The Investment Illusion in Residency and Citizenship Purchases
At the upper end of the migration economy is a category of departure that is described, almost universally, with the language of investment. Affluent Bangladeshis who purchase residency or citizenship in countries through so-called golden visa programs, whether in the UAE, Portugal, Canada, the United Kingdom, or elsewhere, are characterized in domestic discourse as investors, as globally mobile citizens making strategic financial decisions. The minimum thresholds for such programs are typically in the range of several hundred thousand to over one million US dollars.
This framing requires direct challenge. Buying residency abroad is not an investment in any economically meaningful sense. The acquisition of legal status is a pivotal factor that enables the permanent or semi-permanent relocation of capital and human talent out of Bangladesh. The capital allocated to the golden visa program does not result in an augmentation of the Bangladeshi economy’s productive capacity. The project has not resulted in the creation of employment opportunities in Dhaka or Chattogram. The fund does not provide financial support for research, manufacturing, or agricultural development initiatives. It represents a simultaneous loss of capital and skilled human resources, the precise combination that a developing economy can least afford to export.
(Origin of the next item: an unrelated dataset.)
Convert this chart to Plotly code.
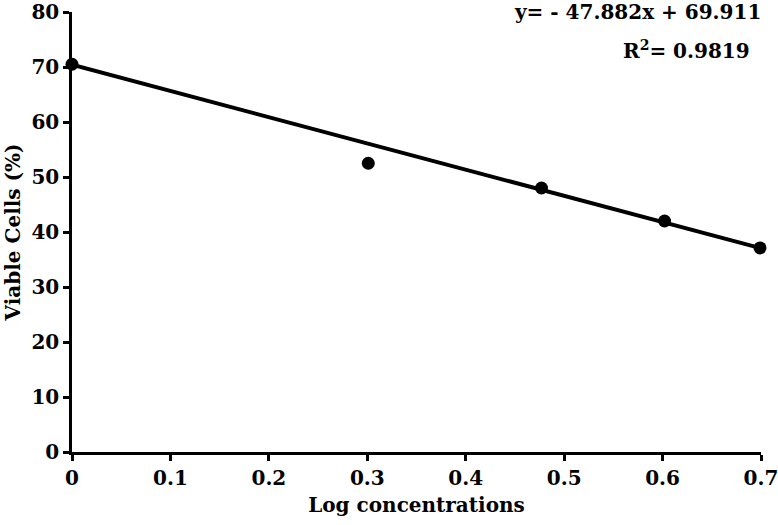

What compounds the misinterpretation is that the same policy framework that restricts ordinary workers from moving freely treats wealthy capital outflows under the guise of investment with regulatory deference. Bangladesh’s national economic interest is not served by a migration regime that extracts the maximum from its poorest workers while providing exit ladders to its wealthiest households under a terminology that obscures what is occurring.
An Honest Accounting
A comprehensive and sincere examination of the financial implications of migration necessitates a fundamental shift in the discourse within Bangladesh. The practice of remittances, however, does not constitute a viable development strategy in and of itself. These measures, taken collectively, are indicative of the extent of domestic economic underperformance rather than the success of a deliberate policy.
The billions of dollars in capital inflows that are received mask the billions of dollars in capital outflows that are lost due to various financial activities, including but not limited to recruitment fraud, debt servicing, exploitative transfer fees, and the permanent departure of skilled and capital-endowed citizens through residency purchase programs.
The true cost of migration from Bangladesh is not solely quantifiable in financial terms. It is also evident in the loss of the productive years of a generation of workers, whose potential was leased to foreign economies at below-market rates. This phenomenon is characterized by debt, separation, and the pervasive yet subtle notion that departure is synonymous with opportunity.
These elements are frequently concealed or overlooked. The cost of migration is the degradation of ethics and principles of the family of the migrant. Many such families exploit and enjoy the hard-earned remittance of the isolated family member. These families are seldom incentivized to cover the actual cost or to contribute to the Bangladesh economy. For many younger members of such families, the readily available remittance functions as a significant disincentive to engage in the process of contributing to the remitting member.
The social cost of this exploitation is often underestimated or understated by the remitting member. Bangladesh must cease to tolerate such overwhelming levels of ethical degradation. Furthermore, it is a matter of time when Bangladesh will realize that grasses are no longer green on the other side. They are turning grey as Bangladesh is moving up the ladder of local income.